» STATED TASK: Skip every image and restate the data word for word.

-- start INFORMATION PROVIDED --

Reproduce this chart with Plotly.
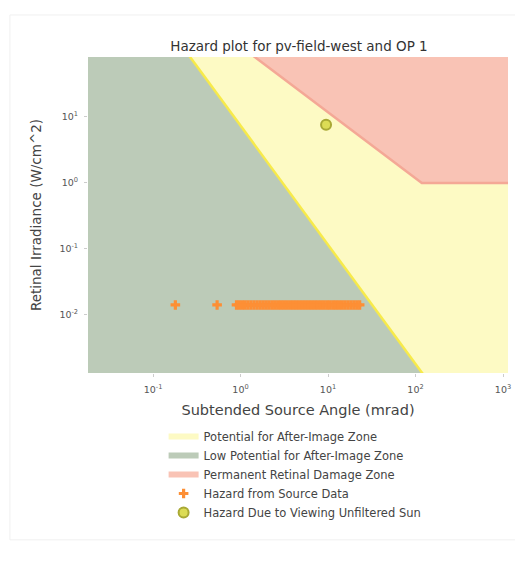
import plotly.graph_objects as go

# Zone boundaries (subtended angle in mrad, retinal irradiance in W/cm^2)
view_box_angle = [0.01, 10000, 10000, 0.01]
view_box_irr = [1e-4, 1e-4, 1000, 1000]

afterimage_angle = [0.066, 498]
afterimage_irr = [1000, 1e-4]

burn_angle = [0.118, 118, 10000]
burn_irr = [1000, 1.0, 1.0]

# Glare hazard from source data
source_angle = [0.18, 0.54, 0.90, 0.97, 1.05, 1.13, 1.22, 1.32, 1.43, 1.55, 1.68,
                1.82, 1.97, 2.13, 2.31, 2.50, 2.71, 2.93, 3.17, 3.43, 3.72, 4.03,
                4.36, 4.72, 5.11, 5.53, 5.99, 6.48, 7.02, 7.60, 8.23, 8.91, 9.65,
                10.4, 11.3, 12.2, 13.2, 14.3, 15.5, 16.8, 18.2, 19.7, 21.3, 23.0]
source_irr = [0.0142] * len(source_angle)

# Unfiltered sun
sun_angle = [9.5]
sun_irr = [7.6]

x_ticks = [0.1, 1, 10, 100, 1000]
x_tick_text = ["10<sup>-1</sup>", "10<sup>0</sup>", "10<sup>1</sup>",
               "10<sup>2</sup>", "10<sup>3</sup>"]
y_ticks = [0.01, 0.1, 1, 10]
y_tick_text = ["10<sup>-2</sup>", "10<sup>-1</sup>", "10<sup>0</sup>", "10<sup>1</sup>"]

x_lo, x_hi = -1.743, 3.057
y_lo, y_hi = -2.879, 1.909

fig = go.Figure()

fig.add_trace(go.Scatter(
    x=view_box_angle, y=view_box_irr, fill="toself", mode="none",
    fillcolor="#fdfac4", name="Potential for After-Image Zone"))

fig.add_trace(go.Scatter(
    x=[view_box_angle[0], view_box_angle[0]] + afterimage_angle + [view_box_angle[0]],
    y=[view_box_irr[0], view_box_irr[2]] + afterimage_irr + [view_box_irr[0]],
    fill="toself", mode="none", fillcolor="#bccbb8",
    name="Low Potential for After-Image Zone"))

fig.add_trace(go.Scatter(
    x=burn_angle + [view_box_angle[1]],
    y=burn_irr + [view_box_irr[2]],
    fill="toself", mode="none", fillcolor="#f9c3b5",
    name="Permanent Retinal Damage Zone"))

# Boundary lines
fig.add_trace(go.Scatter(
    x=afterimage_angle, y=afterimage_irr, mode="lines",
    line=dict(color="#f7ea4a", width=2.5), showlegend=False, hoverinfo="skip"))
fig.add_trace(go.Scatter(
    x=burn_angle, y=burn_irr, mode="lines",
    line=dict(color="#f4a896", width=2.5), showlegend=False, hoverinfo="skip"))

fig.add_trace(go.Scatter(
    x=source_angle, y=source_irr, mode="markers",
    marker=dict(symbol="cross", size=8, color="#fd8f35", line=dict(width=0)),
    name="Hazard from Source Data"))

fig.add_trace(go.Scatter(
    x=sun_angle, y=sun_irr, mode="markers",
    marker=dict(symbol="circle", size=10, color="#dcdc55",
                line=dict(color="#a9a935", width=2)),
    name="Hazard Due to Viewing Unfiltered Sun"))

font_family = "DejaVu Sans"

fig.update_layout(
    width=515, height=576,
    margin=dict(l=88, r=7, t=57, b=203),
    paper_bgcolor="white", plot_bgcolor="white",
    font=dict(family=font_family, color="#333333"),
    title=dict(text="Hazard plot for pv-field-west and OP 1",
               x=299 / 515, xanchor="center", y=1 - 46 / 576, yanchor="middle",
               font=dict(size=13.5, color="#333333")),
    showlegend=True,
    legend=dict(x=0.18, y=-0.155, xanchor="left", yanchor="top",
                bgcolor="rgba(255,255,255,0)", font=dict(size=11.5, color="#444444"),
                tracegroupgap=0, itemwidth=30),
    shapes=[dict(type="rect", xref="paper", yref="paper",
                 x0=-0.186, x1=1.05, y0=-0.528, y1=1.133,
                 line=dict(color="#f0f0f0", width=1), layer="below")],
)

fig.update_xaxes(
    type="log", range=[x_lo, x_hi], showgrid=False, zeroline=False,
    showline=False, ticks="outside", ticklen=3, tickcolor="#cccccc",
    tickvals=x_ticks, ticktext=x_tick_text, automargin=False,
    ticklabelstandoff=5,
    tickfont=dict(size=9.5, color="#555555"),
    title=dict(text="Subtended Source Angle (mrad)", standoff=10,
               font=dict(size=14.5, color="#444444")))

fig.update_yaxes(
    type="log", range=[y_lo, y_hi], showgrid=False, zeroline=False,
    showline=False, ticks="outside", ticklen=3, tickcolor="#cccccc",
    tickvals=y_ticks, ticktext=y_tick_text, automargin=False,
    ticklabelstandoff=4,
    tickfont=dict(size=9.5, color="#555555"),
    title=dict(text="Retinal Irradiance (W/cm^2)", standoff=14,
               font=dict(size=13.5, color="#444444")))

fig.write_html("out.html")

-- end INFORMATION PROVIDED --

» FINISHED EXERCISE:
Reproduce this chart with Plotly.
import plotly.graph_objects as go

# Zone boundaries (subtended angle in mrad, retinal irradiance in W/cm^2)
view_box_angle = [0.01, 10000, 10000, 0.01]
view_box_irr = [1e-4, 1e-4, 1000, 1000]

afterimage_angle = [0.066, 498]
afterimage_irr = [1000, 1e-4]

burn_angle = [0.118, 118, 10000]
burn_irr = [1000, 1.0, 1.0]

# Glare hazard from source data
source_angle = [0.18, 0.54, 0.90, 0.97, 1.05, 1.13, 1.22, 1.32, 1.43, 1.55, 1.68,
                1.82, 1.97, 2.13, 2.31, 2.50, 2.71, 2.93, 3.17, 3.43, 3.72, 4.03,
                4.36, 4.72, 5.11, 5.53, 5.99, 6.48, 7.02, 7.60, 8.23, 8.91, 9.65,
                10.4, 11.3, 12.2, 13.2, 14.3, 15.5, 16.8, 18.2, 19.7, 21.3, 23.0]
source_irr = [0.0142] * len(source_angle)

# Unfiltered sun
sun_angle = [9.5]
sun_irr = [7.6]

x_ticks = [0.1, 1, 10, 100, 1000]
x_tick_text = ["10<sup>-1</sup>", "10<sup>0</sup>", "10<sup>1</sup>",
               "10<sup>2</sup>", "10<sup>3</sup>"]
y_ticks = [0.01, 0.1, 1, 10]
y_tick_text = ["10<sup>-2</sup>", "10<sup>-1</sup>", "10<sup>0</sup>", "10<sup>1</sup>"]

x_lo, x_hi = -1.743, 3.057
y_lo, y_hi = -2.879, 1.909

fig = go.Figure()

fig.add_trace(go.Scatter(
    x=view_box_angle, y=view_box_irr, fill="toself", mode="none",
    fillcolor="#fdfac4", name="Potential for After-Image Zone"))

fig.add_trace(go.Scatter(
    x=[view_box_angle[0], view_box_angle[0]] + afterimage_angle + [view_box_angle[0]],
    y=[view_box_irr[0], view_box_irr[2]] + afterimage_irr + [view_box_irr[0]],
    fill="toself", mode="none", fillcolor="#bccbb8",
    name="Low Potential for After-Image Zone"))

fig.add_trace(go.Scatter(
    x=burn_angle + [view_box_angle[1]],
    y=burn_irr + [view_box_irr[2]],
    fill="toself", mode="none", fillcolor="#f9c3b5",
    name="Permanent Retinal Damage Zone"))

# Boundary lines
fig.add_trace(go.Scatter(
    x=afterimage_angle, y=afterimage_irr, mode="lines",
    line=dict(color="#f7ea4a", width=2.5), showlegend=False, hoverinfo="skip"))
fig.add_trace(go.Scatter(
    x=burn_angle, y=burn_irr, mode="lines",
    line=dict(color="#f4a896", width=2.5), showlegend=False, hoverinfo="skip"))

fig.add_trace(go.Scatter(
    x=source_angle, y=source_irr, mode="markers",
    marker=dict(symbol="cross", size=8, color="#fd8f35", line=dict(width=0)),
    name="Hazard from Source Data"))

fig.add_trace(go.Scatter(
    x=sun_angle, y=sun_irr, mode="markers",
    marker=dict(symbol="circle", size=10, color="#dcdc55",
                line=dict(color="#a9a935", width=2)),
    name="Hazard Due to Viewing Unfiltered Sun"))

font_family = "DejaVu Sans"

fig.update_layout(
    width=515, height=576,
    margin=dict(l=88, r=7, t=57, b=203),
    paper_bgcolor="white", plot_bgcolor="white",
    font=dict(family=font_family, color="#333333"),
    title=dict(text="Hazard plot for pv-field-west and OP 1",
               x=299 / 515, xanchor="center", y=1 - 46 / 576, yanchor="middle",
               font=dict(size=13.5, color="#333333")),
    showlegend=True,
    legend=dict(x=0.18, y=-0.155, xanchor="left", yanchor="top",
                bgcolor="rgba(255,255,255,0)", font=dict(size=11.5, color="#444444"),
                tracegroupgap=0, itemwidth=30),
    shapes=[dict(type="rect", xref="paper", yref="paper",
                 x0=-0.186, x1=1.05, y0=-0.528, y1=1.133,
                 line=dict(color="#f0f0f0", width=1), layer="below")],
)

fig.update_xaxes(
    type="log", range=[x_lo, x_hi], showgrid=False, zeroline=False,
    showline=False, ticks="outside", ticklen=3, tickcolor="#cccccc",
    tickvals=x_ticks, ticktext=x_tick_text, automargin=False,
    ticklabelstandoff=5,
    tickfont=dict(size=9.5, color="#555555"),
    title=dict(text="Subtended Source Angle (mrad)", standoff=10,
               font=dict(size=14.5, color="#444444")))

fig.update_yaxes(
    type="log", range=[y_lo, y_hi], showgrid=False, zeroline=False,
    showline=False, ticks="outside", ticklen=3, tickcolor="#cccccc",
    tickvals=y_ticks, ticktext=y_tick_text, automargin=False,
    ticklabelstandoff=4,
    tickfont=dict(size=9.5, color="#555555"),
    title=dict(text="Retinal Irradiance (W/cm^2)", standoff=14,
               font=dict(size=13.5, color="#444444")))

fig.write_html("out.html")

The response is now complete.